I want to find out who I really am. I also want to find out who I have been, and probably still am, pretending to be, and who I want to be. Then I want to accept and become me.

 

I want to be a better person. I don't know what makes someone a good person, but I think I'm not one. I want to be kinder to people I know and don't know. I want to help everyone I can. I want to be able to forgive people, and not blame them for their mistakes but accept them instead. I want to be able to accept and admit defeat and say I'm the one to blame, even when I am not. I want to be trustworthy.

 

I want to find out what I want in life. I can't picture myself 10, or 20, or 30 years from now. I have no idea what I would be doing.

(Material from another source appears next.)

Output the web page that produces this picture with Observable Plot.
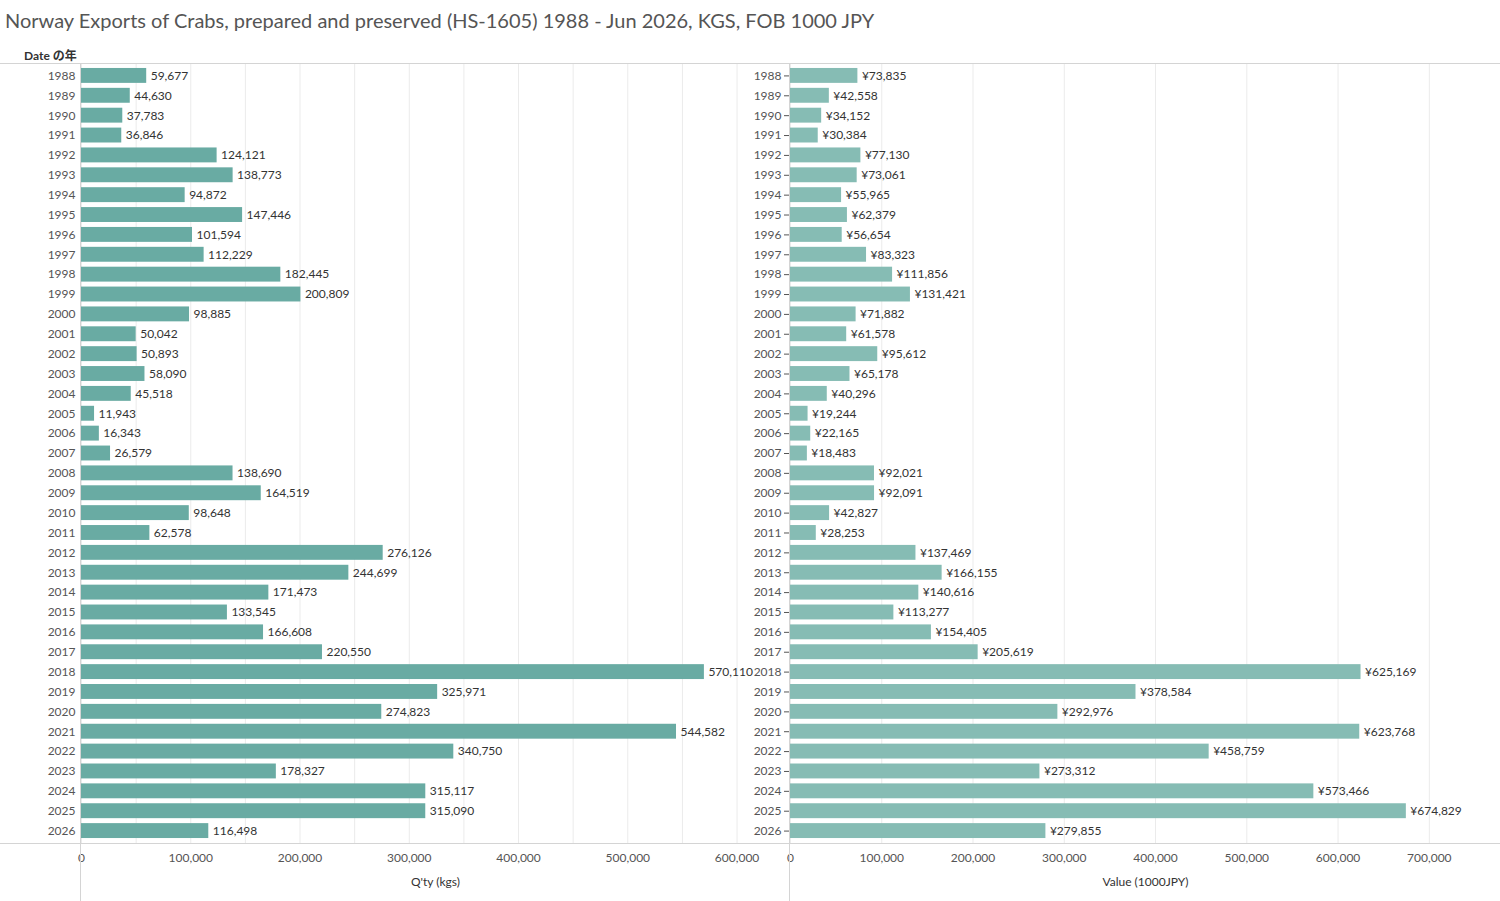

I don't have goal in life, I don't know what I want to do after I finish school.. I want to know what I want, I want to be sure of my life.

 

And then there's another one, but I will keep that one to myself.

 

And then there's the less serious things, which I'll probably keep up until February..

 

-I want to lose weight, or at least eat less candy.

-I want to clean my room more often. (:teehee:)

-I want to do all my school work, which results in more school less MFC/computer.

-I want to get higher marks at school

-I want to learn a language I don't know yet.